扶養家族のマイナンバー提出における注意点

最後に、扶養家族のマイナンバー提出における注意点を解説します。扶養家族のマイナンバーを提出する目的や方法を理解して、適切に取り扱いましょう。

扶養家族のマイナンバーも必要

税や社会保障の手続きには、従業員本人だけでなく、扶養家族のマイナンバーも必要です。従業員のマイナンバーを収集するときと同様に、利用の目的を説明して従業員の同意を得なければなりません。
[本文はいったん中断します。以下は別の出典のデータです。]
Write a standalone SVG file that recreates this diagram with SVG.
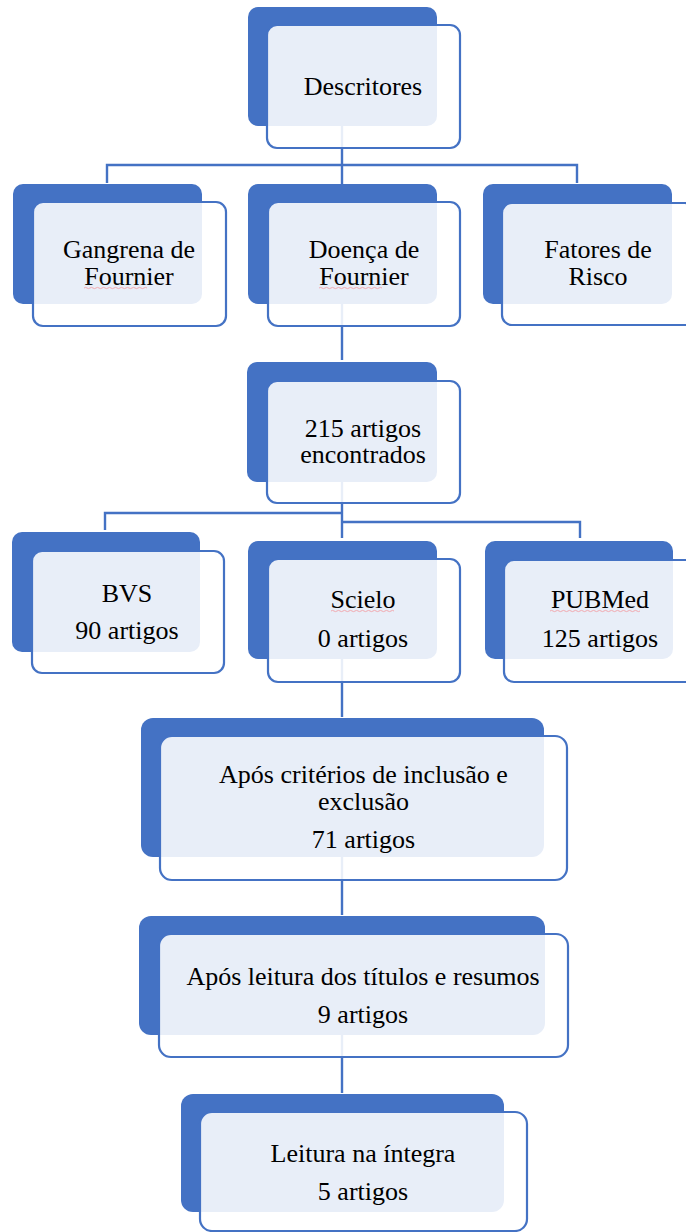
<svg xmlns="http://www.w3.org/2000/svg" width="686" height="1232" viewBox="0 0 686 1232">
<style>
.dk{fill:#4472C4}
.ol{fill:#FFFFFF;fill-opacity:0.88;stroke:#4472C4;stroke-width:2.2}
.ln{fill:none;stroke:#4472C4;stroke-width:2.4}
.t{font-family:'Liberation Serif','Times New Roman','DejaVu Serif',serif;font-size:26px;fill:#000000;text-anchor:middle}
.sq{fill:none;stroke:#F2A9B0;stroke-width:1}
</style>
<rect width="686" height="1232" fill="#FFFFFF"/>
<g id="connectors">
<path class="ln" d="M342 126 V165 M107 183 V165 H577 V183 M342 165 V184"/>
<path class="ln" d="M342 304 V360"/>
<path class="ln" d="M342 482 V538 M105 530 V513 H342 M342 522 H580 V538"/>
<path class="ln" d="M342 659 V717"/>
<path class="ln" d="M342 857 V915"/>
<path class="ln" d="M342 1035 V1093"/>
</g>
<g id="descritores">
<rect class="dk" x="248" y="7" width="189" height="119" rx="10"/>
<rect class="ol" x="267" y="25" width="193" height="123" rx="10"/>
<text class="t" x="363" y="95" font-family="Liberation Serif, serif">Descritores</text>
</g>
<g id="gangrena">
<rect class="dk" x="13" y="184" width="189" height="120" rx="10"/>
<rect class="ol" x="33" y="202" width="193" height="124" rx="10"/>
<text class="t" x="129" y="258">Gangrena de</text>
<text class="t" x="129" y="285">Fournier</text>
<path class="sq" d="M84 288 q1.5 -1.2 3 0 t3 0 t3 0 t3 0 t3 0 t3 0 t3 0 t3 0 t3 0 t3 0 t3 0 t3 0 t3 0 t3 0 t3 0 t3 0 t3 0 t3 0 t3 0 t3 0 t3 0"/>
</g>
<g id="doenca">
<rect class="dk" x="248" y="184" width="189" height="120" rx="10"/>
<rect class="ol" x="268" y="202" width="192" height="124" rx="10"/>
<text class="t" x="364" y="258">Doença de</text>
<text class="t" x="364" y="285">Fournier</text>
<path class="sq" d="M319 288 q1.5 -1.2 3 0 t3 0 t3 0 t3 0 t3 0 t3 0 t3 0 t3 0 t3 0 t3 0 t3 0 t3 0 t3 0 t3 0 t3 0 t3 0 t3 0 t3 0 t3 0 t3 0 t3 0"/>
</g>
<g id="fatores">
<rect class="dk" x="483" y="184" width="189" height="120" rx="10"/>
<rect class="ol" x="502" y="203" width="193" height="122" rx="10"/>
<text class="t" x="598" y="258">Fatores de</text>
<text class="t" x="598" y="285">Risco</text>
</g>
<g id="encontrados">
<rect class="dk" x="247" y="362" width="190" height="120" rx="10"/>
<rect class="ol" x="267" y="381" width="193" height="122" rx="10"/>
<text class="t" x="363" y="437">215 artigos</text>
<text class="t" x="363" y="463">encontrados</text>
</g>
<g id="bvs">
<rect class="dk" x="12" y="532" width="188" height="120" rx="10"/>
<rect class="ol" x="32" y="551" width="192" height="122" rx="10"/>
<text class="t" x="127" y="602">BVS</text>
<text class="t" x="127" y="639">90 artigos</text>
</g>
<g id="scielo">
<rect class="dk" x="248" y="541" width="189" height="118" rx="10"/>
<rect class="ol" x="268" y="559" width="192" height="123" rx="10"/>
<text class="t" x="363" y="608">Scielo</text>
<text class="t" x="363" y="647">0 artigos</text>
<path class="sq" d="M331 611 q1.5 -1.2 3 0 t3 0 t3 0 t3 0 t3 0 t3 0 t3 0 t3 0 t3 0 t3 0 t3 0 t3 0 t3 0 t3 0 t3 0 t3 0 t3 0 t3 0 t3 0 t3 0 t3 0"/>
</g>
<g id="pubmed">
<rect class="dk" x="485" y="541" width="188" height="118" rx="10"/>
<rect class="ol" x="504" y="560" width="193" height="122" rx="10"/>
<text class="t" x="600" y="608">PUBMed</text>
<text class="t" x="600" y="647">125 artigos</text>
<path class="sq" d="M550 611 q1.5 -1.2 3 0 t3 0 t3 0 t3 0 t3 0 t3 0 t3 0 t3 0 t3 0 t3 0 t3 0 t3 0 t3 0 t3 0 t3 0 t3 0 t3 0 t3 0 t3 0 t3 0 t3 0 t3 0 t3 0 t3 0 t3 0 t3 0 t3 0 t3 0 t3 0 t3 0"/>
</g>
<g id="criterios">
<rect class="dk" x="141" y="718" width="403" height="139" rx="12"/>
<rect class="ol" x="160" y="736" width="407" height="144" rx="12"/>
<text class="t" x="363.5" y="783">Após critérios de inclusão e</text>
<text class="t" x="363.5" y="810">exclusão</text>
<text class="t" x="363.5" y="848">71 artigos</text>
</g>
<g id="titulos">
<rect class="dk" x="139" y="916" width="406" height="119" rx="12"/>
<rect class="ol" x="159" y="934" width="409" height="123" rx="12"/>
<text class="t" x="363" y="985">Após leitura dos títulos e resumos</text>
<text class="t" x="363" y="1023">9 artigos</text>
</g>
<g id="integra">
<rect class="dk" x="181" y="1094" width="323" height="118" rx="12"/>
<rect class="ol" x="200" y="1112" width="327" height="119" rx="12"/>
<text class="t" x="363" y="1162">Leitura na íntegra</text>
<text class="t" x="363" y="1200">5 artigos</text>
</g>
</svg>
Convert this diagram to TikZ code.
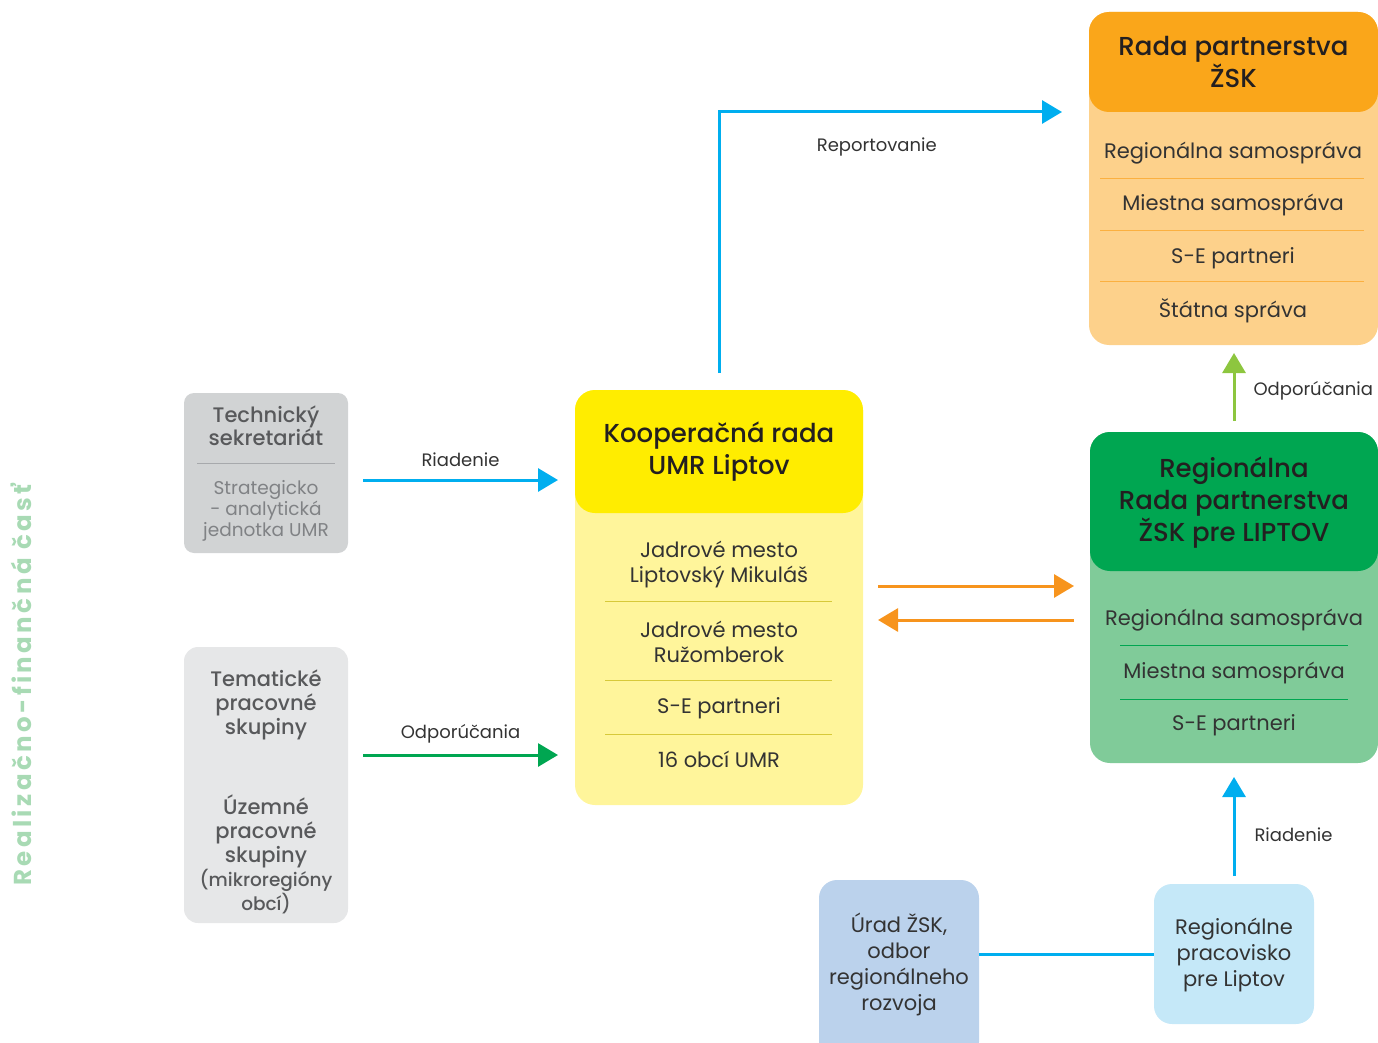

なお、扶養家族以外のマイナンバーは、会社で収集できないことがマイナンバー法で定められています。従業員の配偶者や子どもが扶養から外れている場合に、誤って提出を求めないように注意しましょう。

扶養家族の本人確認は従業員本人が実施する

年末調整で扶養家族のマイナンバーを収集する場合、扶養家族の本人確認は従業員本人が実施します。「扶養家族のマイナンバーは従業員が会社に提供する」とされており、従業員は個人番号関係事務実施者に該当するためです。

ただし、マイナンバーを第3号被保険者関係届に利用する場合は、会社が扶養家族の本人確認をしなければなりません。会社に届出を行うのは扶養家族であり、従業員は扶養家族の代理人としてマイナンバーを提出するためです。

本人確認の実施者は、扶養家族のマイナンバー提供が誰に義務付けられているかで異なるため注意しましょう。

まとめ

従業員がマイナンバーを会社へ提出することは義務付けられておらず、罰則などもありません。しかし、会社は税や社会保障などの手続きにおいて、書類へのマイナンバーの記載が義務付けられています。

会社は従業員に、マイナンバーの利用目的を伝えた上で提出を求めることが重要です。それでも同意を得られない場合は、拒否された旨を提出書類に記載しましょう。提出を求めた日時や、拒否までの経緯も記載する必要があります。

マイナンバーの提出方法は、個人番号カードとマイナンバー通知カードのいずれを所持しているかで異なります。どちらも手元にない場合を含め、必要書類を準備して正しく提出しましょう。